The problem with this set is how it is positioned. According to Eric Clapton, hall co-founder Robbie Robertson cajoled Clapton into supporting the hall by saying "Magic happens here."
The magical moments touted in the promo for this set all revolve around the all-star jams that inevitably happen at the end of the evenings. "Where else can you see Mick Jagger jam with Bruce Springsteen, Bono and Paul McCartney?"
Well, nowhere else. But the problem is, those all-star jams are train wrecks, every time. They pick a three-chord song that everyone can hack along to. They have 25 guitar players onstage - all huge stars who could rip killer solos under different circumstances but here are all sloppy side-men at best.
A bunch of mega-stars cramped onto a small stage, with no one in charge and no one calling the shots. Of course the singers don't know the words to other stars' songs so you get Springsteen with that apey grin of his looking at Jagger like "Man isn't this awesome?! Hey what's the next line?" Paul Shaffer tries his damnedest to conduct this behemoth into something slightly organized.
Yeah it is awesome - for Bruce. But the rest of us, not so much. So don't buy this for the all-star jams 'cause it's a bunch of hype.
OK I got that off my chest. Now for the good stuff and there is a lot of it.
Predictably the good bits happen when things are a bit more organized. For example, Tom Petty and Jeff Lynne with George Harrison's son rip out a fantastic version of While My Guitar Gently Weeps with Prince (yes, Prince) on lead guitar at the end. I posted that video a while ago here and it is truly, dare I say, magical.
Santana with guest Peter Green (Fleetwood Mac) is unreal. They do Black Magic Woman - a song I grew tired of about 20 years ago - but with Gregg Rolie back on vocals and keys, and Santana doing his usual job of leading his slaying band through a blistering arrangement. It's something I will watch again.
Eddie Vedder fronting the Doors is very cool, as is ZZ Top's set - yep, ZZ Top. In their own words "35 years, the same three guys playing the same three chords." But they are excellent and get two songs on the set where most bands just get one.

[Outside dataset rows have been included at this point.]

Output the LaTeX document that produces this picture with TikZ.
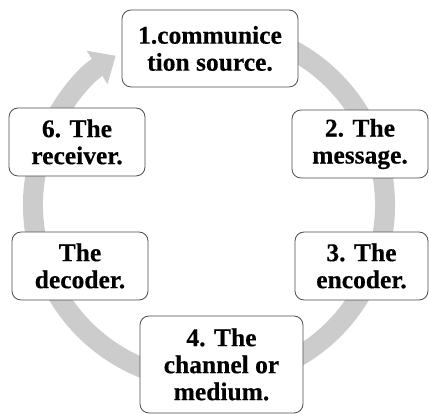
\documentclass[tikz,border=0pt]{standalone}
\usepackage{fontspec}
\setmainfont[FakeBold=0.4]{Liberation Serif}
\usetikzlibrary{arrows.meta}

\begin{document}
\begin{tikzpicture}[x=1pt,y=1pt,
	stage/.style={draw=black!70,line width=0.8pt,fill=white,rounded corners=9pt,align=center,inner sep=0pt,minimum height=68pt,font=\fontsize{25.5}{27}\selectfont\bfseries},
	ring/.style={draw=black!20,line width=20pt,-{Triangle[width=38pt,length=22pt]}}]
	\useasboundingbox (0,0) rectangle (429,414);
	\coordinate (ctr) at (209,209);
	\draw[ring] (ctr) ++(70:176) arc[start angle=70,end angle=-238,radius=176];
	
	\node[stage,minimum width=176pt,minimum height=77pt] (source) at (210,365.5) {1.communice\\tion source.};
	\node[stage,minimum width=136pt] (message) at (360,270) {2. The\\message.};
	\node[stage,minimum width=133pt] (encoder) at (361.5,148) {3. The\\encoder.};
	\node[stage,minimum width=163pt,minimum height=97pt] (channel) at (221.5,49.5) {4. The\\channel or\\medium.};
	\node[stage,minimum width=136pt] (decoder) at (80,148) {The\\decoder.};
	\node[stage,minimum width=136pt] (receiver) at (77,272) {6. The\\receiver.};
\end{tikzpicture}
\end{document}
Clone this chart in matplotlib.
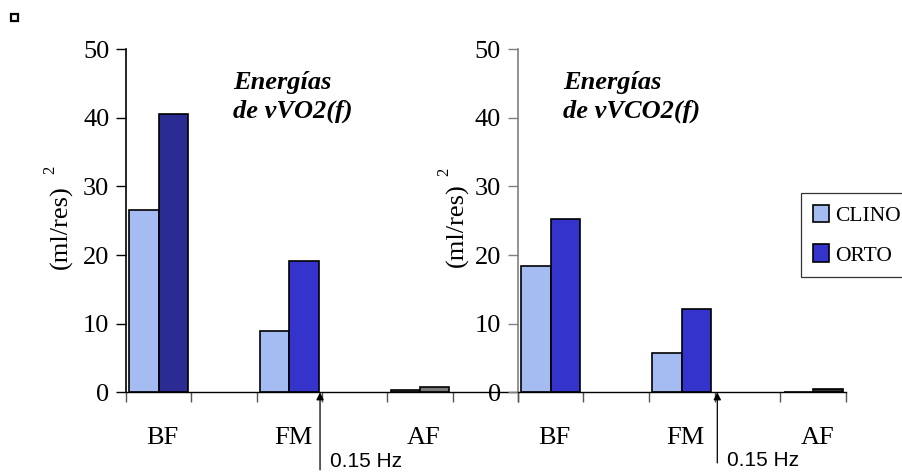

Springsteen's set with the E Street Band is high energy and is probably a real treat for Bruce fans, as it's when the group got back together with Bruce after a very long hiatus. Robbie Robertson playing The Weight with Rick Danko and Garth Hudson (and guest Eric Clapton) is nice, but it would have been better had Levon Helm shown up.
An excellent-sounding Crosby, Stills and Nash are joined by Tom Petty, who does a fantastic Neil Young impression on guitar for For What It's Worth. AC/DC deliver a nice Highway to Hell, and Metallica destroys the place with Master of Puppets, complete with two bass players onstage - Robert Trujillo and the man he replaced, Jason Newsted.
Good as they are, the Metallica bit underscores another issue I have with these shows. They are not in a concert hall. They take place in what looks like a banquet hall. The whole floor is loaded with round dinner tables with tuxedo'd industry luminaries and Yoko Ono seated, and anyone else who ponied up $15,000 a head or whatever.
That is a rough crowd to play for. Only a few performers are able to get everyone out of their seats -- a feat in and of itself became some of the attendees look old enough to require help to stand upright from a seated position. I wonder if that is why REM's Peter Buck literally throws his amp offstage at the end of Man On The Moon - a weird moment and not magical at all.
There are a lot of cool behind the scenes bonus clips like John Fogerty walking Springsteen and Robertson through old CCR songs he hadn't played in years. Cool footage of Phil Lesh and Mickey Hart talking to Paul Kantner, Jack Cassidy and Jorma Kaukonen before the Jefferson Airplane takes the stage. To say Kaukonen looks nervous is a vast understatement! Someone get him a bag.
The bonus footage also includes many complete induction speeches such as Pete Townsend lobbing insult after insult as he inducts the Stones. Or Paul McCartney inducting John Lennon, looking very out of place as he takes credit for everything from the Beatle haircut to introducing John to Yoko. But I watched all the bonus footage too, because I love shit like this.
One last gripe -- no matter how good Springsteen is, he is the Phil Collins of the R&R Hall of Fame. Meaning, he is ubiquitous and jams with - oh, everybody. Let's vary it up a bit, huh?
So in sum -- I will watch about half of these performances again and the other half I will skip. If you can get this set at a discount, it's worth it for the handful of great moments. But don't buy the hype - it ALL ain't magical.